### What the task asks
The lines below are to be quoted exactly, from the first through the one that contains "ax.set_facecolor(BG)".

### Information provided
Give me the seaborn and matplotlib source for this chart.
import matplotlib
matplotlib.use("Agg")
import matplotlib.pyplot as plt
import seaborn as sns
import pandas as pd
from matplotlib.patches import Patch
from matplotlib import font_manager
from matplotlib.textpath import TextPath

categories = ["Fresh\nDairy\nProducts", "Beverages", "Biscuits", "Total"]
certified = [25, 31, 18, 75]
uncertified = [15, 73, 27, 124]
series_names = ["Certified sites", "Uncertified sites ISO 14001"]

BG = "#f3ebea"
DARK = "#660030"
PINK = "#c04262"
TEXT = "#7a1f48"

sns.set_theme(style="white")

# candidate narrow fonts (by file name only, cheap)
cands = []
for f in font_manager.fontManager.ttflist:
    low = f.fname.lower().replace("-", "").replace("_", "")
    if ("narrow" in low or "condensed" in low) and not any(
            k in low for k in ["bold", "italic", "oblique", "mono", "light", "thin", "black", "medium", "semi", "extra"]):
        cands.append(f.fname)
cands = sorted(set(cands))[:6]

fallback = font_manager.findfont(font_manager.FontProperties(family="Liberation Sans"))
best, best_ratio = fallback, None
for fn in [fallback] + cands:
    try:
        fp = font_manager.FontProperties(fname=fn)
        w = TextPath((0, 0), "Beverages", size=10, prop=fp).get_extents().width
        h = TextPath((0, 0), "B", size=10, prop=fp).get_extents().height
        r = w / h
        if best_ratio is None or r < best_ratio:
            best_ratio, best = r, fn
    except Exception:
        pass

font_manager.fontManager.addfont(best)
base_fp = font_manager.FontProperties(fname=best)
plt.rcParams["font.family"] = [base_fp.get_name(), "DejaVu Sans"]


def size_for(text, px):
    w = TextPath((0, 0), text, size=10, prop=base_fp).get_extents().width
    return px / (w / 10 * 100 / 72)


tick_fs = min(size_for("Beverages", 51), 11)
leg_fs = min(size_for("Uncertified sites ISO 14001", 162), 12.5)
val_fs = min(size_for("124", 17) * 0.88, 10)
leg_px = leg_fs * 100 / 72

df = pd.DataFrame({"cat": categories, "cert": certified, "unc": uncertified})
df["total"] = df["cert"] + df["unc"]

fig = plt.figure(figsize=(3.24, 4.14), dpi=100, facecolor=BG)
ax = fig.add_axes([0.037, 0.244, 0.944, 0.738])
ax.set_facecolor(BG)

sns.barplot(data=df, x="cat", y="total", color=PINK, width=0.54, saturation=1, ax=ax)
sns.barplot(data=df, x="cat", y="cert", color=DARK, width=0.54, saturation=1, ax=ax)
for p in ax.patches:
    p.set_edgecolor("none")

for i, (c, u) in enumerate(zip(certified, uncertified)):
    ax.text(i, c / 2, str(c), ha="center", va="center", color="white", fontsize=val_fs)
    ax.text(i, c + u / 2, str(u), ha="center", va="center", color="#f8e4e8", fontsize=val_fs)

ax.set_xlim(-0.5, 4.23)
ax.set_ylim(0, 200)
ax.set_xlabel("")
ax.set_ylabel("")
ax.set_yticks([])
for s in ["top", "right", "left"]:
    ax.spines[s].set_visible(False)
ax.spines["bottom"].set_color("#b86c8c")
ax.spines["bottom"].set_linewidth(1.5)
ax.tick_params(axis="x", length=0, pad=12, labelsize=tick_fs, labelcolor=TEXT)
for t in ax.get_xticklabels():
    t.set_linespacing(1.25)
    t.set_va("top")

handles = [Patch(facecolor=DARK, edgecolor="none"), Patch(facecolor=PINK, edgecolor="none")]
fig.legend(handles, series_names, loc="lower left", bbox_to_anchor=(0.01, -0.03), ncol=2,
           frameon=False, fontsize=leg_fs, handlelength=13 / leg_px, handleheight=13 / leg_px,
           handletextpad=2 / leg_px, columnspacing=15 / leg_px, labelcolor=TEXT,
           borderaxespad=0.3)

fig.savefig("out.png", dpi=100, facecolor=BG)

### Correct output
Give me the seaborn and matplotlib source for this chart.
import matplotlib
matplotlib.use("Agg")
import matplotlib.pyplot as plt
import seaborn as sns
import pandas as pd
from matplotlib.patches import Patch
from matplotlib import font_manager
from matplotlib.textpath import TextPath

categories = ["Fresh\nDairy\nProducts", "Beverages", "Biscuits", "Total"]
certified = [25, 31, 18, 75]
uncertified = [15, 73, 27, 124]
series_names = ["Certified sites", "Uncertified sites ISO 14001"]

BG = "#f3ebea"
DARK = "#660030"
PINK = "#c04262"
TEXT = "#7a1f48"

sns.set_theme(style="white")

# candidate narrow fonts (by file name only, cheap)
cands = []
for f in font_manager.fontManager.ttflist:
    low = f.fname.lower().replace("-", "").replace("_", "")
    if ("narrow" in low or "condensed" in low) and not any(
            k in low for k in ["bold", "italic", "oblique", "mono", "light", "thin", "black", "medium", "semi", "extra"]):
        cands.append(f.fname)
cands = sorted(set(cands))[:6]

fallback = font_manager.findfont(font_manager.FontProperties(family="Liberation Sans"))
best, best_ratio = fallback, None
for fn in [fallback] + cands:
    try:
        fp = font_manager.FontProperties(fname=fn)
        w = TextPath((0, 0), "Beverages", size=10, prop=fp).get_extents().width
        h = TextPath((0, 0), "B", size=10, prop=fp).get_extents().height
        r = w / h
        if best_ratio is None or r < best_ratio:
            best_ratio, best = r, fn
    except Exception:
        pass

font_manager.fontManager.addfont(best)
base_fp = font_manager.FontProperties(fname=best)
plt.rcParams["font.family"] = [base_fp.get_name(), "DejaVu Sans"]


def size_for(text, px):
    w = TextPath((0, 0), text, size=10, prop=base_fp).get_extents().width
    return px / (w / 10 * 100 / 72)


tick_fs = min(size_for("Beverages", 51), 11)
leg_fs = min(size_for("Uncertified sites ISO 14001", 162), 12.5)
val_fs = min(size_for("124", 17) * 0.88, 10)
leg_px = leg_fs * 100 / 72

df = pd.DataFrame({"cat": categories, "cert": certified, "unc": uncertified})
df["total"] = df["cert"] + df["unc"]

fig = plt.figure(figsize=(3.24, 4.14), dpi=100, facecolor=BG)
ax = fig.add_axes([0.037, 0.244, 0.944, 0.738])
ax.set_facecolor(BG)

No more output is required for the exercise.